Ketika Zakheus, salah satu pemungut cukai terbaik, yang terkenal suka menipu orang lain saat memungut cukai, menjawab undangan Yesus, ia berbalik dari perbuatan dosanya di masa lalu dan bertobat. Seperti yang kita baca:

Lukas 19:8-10
“Tetapi Zakheus berdiri dan berkata kepada Tuhan: “Tuhan, setengah dari milikku akan kuberikan kepada orang miskin dan sekiranya ada sesuatu yang kuperas dari seseorang akan kukembalikan empat kali lipat.” Kata Yesus kepadanya: “Hari ini telah terjadi keselamatan di rumah ini, karena orang ini adalah anak Abraham. Sebab Anak Manusia datang untuk mencari dan menyelamatkan yang hilang.”

Tuhan datang untuk mencari dan menyelamatkan yang hilang. Keselamatan datang ke rumah Zakheus, karena dia bertobat dan mengubah hidupnya. Seperti yang Tuhan katakan dalam Yehezkiel 18:23:

Yehezkiel 18:23
“Apakah Aku berkenan kepada kematian orang fasik? demikianlah firman Tuhan ALLAH. Bukankah Aku menghendaki pertobatannya supaya ia hidup?”

Tuhan tidak ingin ada seorang pun yang terhilang! Seperti yang Yesus katakan:

Lukas 15:7
“Aku berkata kepadamu: Demikian juga akan ada sukacita di sorga karena satu orang berdosa yang bertobat, lebih daripada sukacita karena sembilan puluh sembilan orang benar yang tidak memerlukan pertobatan.”

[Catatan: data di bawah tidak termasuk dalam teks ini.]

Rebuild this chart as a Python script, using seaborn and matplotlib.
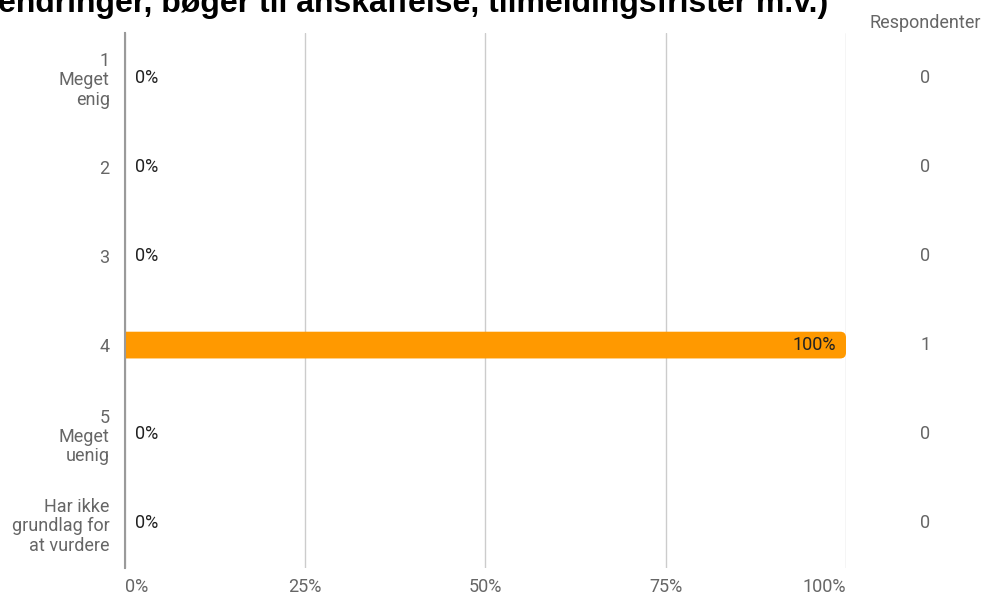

Sebuah pesta sedang berlangsung di surga bagi setiap orang berdosa yang bertobat! Pertobatan adalah apa yang Tuhan inginkan! Sebagai kesimpulan singkat: ketika melihat saudara atau saudari kita berbuat dosa, kita tidak boleh menganggap bahwa ini bukan urusan kita. Ini adalah roh dunia; bukan roh Allah. Sebaliknya, kita harus menghadapi orang-orang ini dengan roh yang lemah lembut, mencoba membawa mereka kembali ke jalan yang benar. Jika mereka menolak untuk kembali, kita harus menjauhkan diri dari mereka, menunggu pertobatan mereka. Menoleransi perilaku berdosa akan memperkuat tangan mereka dalam apa yang mereka lakukan, menjauhkan mereka dari jalan pertobatan dan membuat kita secara tidak langsung berpartisipasi dalam perbuatan dosa mereka. Alih-alih bersikap “baik” dan acuh tak acuh, kita harus, selain mengoreksi mereka dengan penuh kasih, terus mendoakan mereka agar Tuhan membuka mata mereka untuk bertobat, apa pun bentuknya. Bahkan jika hal ini berarti “kehancuran daging” seperti yang dialami oleh jemaat Korintus atau “sangat membutuhkan di negeri asing” seperti anak yang hilang.